The renditions from ‘Utopia’ more closely resemble their recorded counterparts—this is, after all, a ‘Utopia’-era project. These songs, however, are already challenging and asymmetrical by design: the monologic “Body Memory” wends a ponderous, meandering path between the prosaic (“This fucking mist!”), the existential (“Do I accept this ending?”), and the erotic (“Bosoms and embraces”). On “Sue Me,” Björk’s vocal ferocity and colloquial candidness make her anti-patriarchal rage palpable and rousing.

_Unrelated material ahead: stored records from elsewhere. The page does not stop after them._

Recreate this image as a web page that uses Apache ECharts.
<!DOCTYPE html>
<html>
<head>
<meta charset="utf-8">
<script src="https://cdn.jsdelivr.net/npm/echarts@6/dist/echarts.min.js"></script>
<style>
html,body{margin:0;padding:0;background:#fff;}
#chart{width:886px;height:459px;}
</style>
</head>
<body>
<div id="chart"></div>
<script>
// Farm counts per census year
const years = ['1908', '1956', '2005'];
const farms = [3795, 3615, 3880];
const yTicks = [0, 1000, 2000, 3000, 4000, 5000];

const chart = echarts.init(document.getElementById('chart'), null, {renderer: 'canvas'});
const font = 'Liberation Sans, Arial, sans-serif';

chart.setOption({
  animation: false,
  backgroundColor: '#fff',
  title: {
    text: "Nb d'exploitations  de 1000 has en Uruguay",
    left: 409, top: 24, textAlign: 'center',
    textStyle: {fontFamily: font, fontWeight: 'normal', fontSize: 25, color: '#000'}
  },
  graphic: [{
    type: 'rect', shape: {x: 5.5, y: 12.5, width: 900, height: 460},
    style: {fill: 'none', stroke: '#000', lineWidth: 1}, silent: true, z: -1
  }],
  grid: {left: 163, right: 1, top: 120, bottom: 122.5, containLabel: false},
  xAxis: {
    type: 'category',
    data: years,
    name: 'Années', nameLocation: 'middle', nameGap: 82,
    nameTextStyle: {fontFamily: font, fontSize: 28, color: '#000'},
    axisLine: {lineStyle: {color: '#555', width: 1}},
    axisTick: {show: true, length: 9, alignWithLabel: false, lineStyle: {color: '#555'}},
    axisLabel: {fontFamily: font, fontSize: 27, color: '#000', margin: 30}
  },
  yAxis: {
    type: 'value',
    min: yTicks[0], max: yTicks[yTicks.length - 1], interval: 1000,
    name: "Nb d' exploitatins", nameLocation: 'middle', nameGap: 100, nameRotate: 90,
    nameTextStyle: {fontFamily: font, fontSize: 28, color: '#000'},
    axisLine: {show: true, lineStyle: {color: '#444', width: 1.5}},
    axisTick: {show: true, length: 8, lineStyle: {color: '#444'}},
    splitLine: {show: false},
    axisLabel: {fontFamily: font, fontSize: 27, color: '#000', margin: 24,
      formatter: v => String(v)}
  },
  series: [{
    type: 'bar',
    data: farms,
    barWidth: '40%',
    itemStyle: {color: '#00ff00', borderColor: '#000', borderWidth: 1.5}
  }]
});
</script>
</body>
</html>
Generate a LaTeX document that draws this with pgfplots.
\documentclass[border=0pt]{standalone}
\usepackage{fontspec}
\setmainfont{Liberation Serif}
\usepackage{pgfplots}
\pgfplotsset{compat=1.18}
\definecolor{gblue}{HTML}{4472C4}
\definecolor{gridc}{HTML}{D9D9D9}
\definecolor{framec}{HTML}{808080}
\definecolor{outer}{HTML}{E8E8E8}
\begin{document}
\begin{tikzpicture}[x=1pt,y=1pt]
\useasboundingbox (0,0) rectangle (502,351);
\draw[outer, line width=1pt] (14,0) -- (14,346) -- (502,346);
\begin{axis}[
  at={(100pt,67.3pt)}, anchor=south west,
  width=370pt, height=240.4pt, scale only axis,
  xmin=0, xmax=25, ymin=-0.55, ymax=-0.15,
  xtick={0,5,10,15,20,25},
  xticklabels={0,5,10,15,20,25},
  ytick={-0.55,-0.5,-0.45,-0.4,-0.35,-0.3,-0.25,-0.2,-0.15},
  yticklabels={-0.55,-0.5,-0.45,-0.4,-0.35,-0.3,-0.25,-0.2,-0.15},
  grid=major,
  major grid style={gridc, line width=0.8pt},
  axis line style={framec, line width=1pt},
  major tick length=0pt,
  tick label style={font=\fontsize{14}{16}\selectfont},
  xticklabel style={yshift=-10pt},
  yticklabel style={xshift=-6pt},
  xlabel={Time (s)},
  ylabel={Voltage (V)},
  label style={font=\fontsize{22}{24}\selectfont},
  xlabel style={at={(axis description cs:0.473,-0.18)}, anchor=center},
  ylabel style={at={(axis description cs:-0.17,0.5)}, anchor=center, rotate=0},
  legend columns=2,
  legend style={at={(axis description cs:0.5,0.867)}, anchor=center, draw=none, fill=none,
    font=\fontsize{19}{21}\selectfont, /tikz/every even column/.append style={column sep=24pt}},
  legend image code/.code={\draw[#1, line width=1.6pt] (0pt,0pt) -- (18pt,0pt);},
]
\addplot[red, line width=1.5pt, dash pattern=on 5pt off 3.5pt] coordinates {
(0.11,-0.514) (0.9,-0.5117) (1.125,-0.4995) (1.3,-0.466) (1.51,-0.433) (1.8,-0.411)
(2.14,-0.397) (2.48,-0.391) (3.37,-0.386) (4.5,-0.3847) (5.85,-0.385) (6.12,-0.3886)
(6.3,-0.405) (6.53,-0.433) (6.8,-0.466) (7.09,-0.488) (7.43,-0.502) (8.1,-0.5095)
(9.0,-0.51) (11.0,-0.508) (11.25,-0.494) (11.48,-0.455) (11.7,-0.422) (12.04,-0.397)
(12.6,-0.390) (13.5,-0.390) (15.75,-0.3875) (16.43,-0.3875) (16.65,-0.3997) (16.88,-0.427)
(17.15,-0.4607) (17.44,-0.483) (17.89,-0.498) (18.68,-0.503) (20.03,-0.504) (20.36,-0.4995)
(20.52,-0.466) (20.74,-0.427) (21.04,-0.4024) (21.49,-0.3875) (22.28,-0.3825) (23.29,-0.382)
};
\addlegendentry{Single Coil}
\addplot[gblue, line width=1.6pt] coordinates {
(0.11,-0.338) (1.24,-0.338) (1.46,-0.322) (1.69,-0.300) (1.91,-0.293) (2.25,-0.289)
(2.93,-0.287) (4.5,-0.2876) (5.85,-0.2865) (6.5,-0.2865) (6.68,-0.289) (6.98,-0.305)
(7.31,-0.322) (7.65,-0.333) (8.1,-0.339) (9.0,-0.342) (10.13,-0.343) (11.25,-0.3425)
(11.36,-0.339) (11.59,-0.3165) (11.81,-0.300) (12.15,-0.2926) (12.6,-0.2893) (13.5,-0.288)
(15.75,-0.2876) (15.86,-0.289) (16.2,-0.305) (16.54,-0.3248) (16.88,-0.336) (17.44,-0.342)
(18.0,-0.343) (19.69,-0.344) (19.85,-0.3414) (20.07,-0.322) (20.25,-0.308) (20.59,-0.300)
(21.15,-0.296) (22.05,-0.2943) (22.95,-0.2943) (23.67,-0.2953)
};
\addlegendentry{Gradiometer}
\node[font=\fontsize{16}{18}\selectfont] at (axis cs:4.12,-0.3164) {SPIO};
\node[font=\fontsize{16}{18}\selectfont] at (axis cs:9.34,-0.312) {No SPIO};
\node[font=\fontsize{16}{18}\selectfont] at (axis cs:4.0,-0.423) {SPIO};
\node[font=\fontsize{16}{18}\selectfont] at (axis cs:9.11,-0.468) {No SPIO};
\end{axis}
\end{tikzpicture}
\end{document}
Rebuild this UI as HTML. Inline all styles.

Still, some tracks retain an uncharacteristic melodic coherence. Following the choral introduction, Björk begins with a lush, pulsating version of “The Gate” whilst (aptly) the curtain opens haltingly—the individual cords of the scrim sway with each tug, echoing her raspy and vulnerable supplication: “Care for me, care for me, care for me.”

State of Emergency

In ‘Cornucopia,’ coherence, linearity, and familiarity are indulgences rather than givens, underscoring the overarching imperative to reject comfort and precedent in search of a better future. As on ‘Utopia,’ Björk illustrates her knack for shattering the solipsism of the lyric moment, collaborating with an accomplished team of artists to unearth the universal impulses and implications of subjective experience. Facing an imminent ecological crisis, this collaborative, universal ethic is crucial to survival; individualism and tradition need not be hurdles to progress, but they’re also not ends in themselves.

“Imagination flows seamlessly into action, like two sides of a breath, without a moment’s hesitation.”

In the lull before the encore, a projected image of 16-year-old Swedish climate activist Greta Thunberg declares: “Until you start focusing on what needs to be done rather than what is politically possible, there is no hope.” Musically and theatrically, Cornucopia echoes this denunciation of “possibility”—a tub of water can be an instrument, a flute can be an extra limb, and a concert can be an allegorical manifesto. Imagination flows seamlessly into action, like two sides of a breath, without a moment’s hesitation: so too, in our sprint towards ecological collapse, we just don’t have the luxury of holding our breath.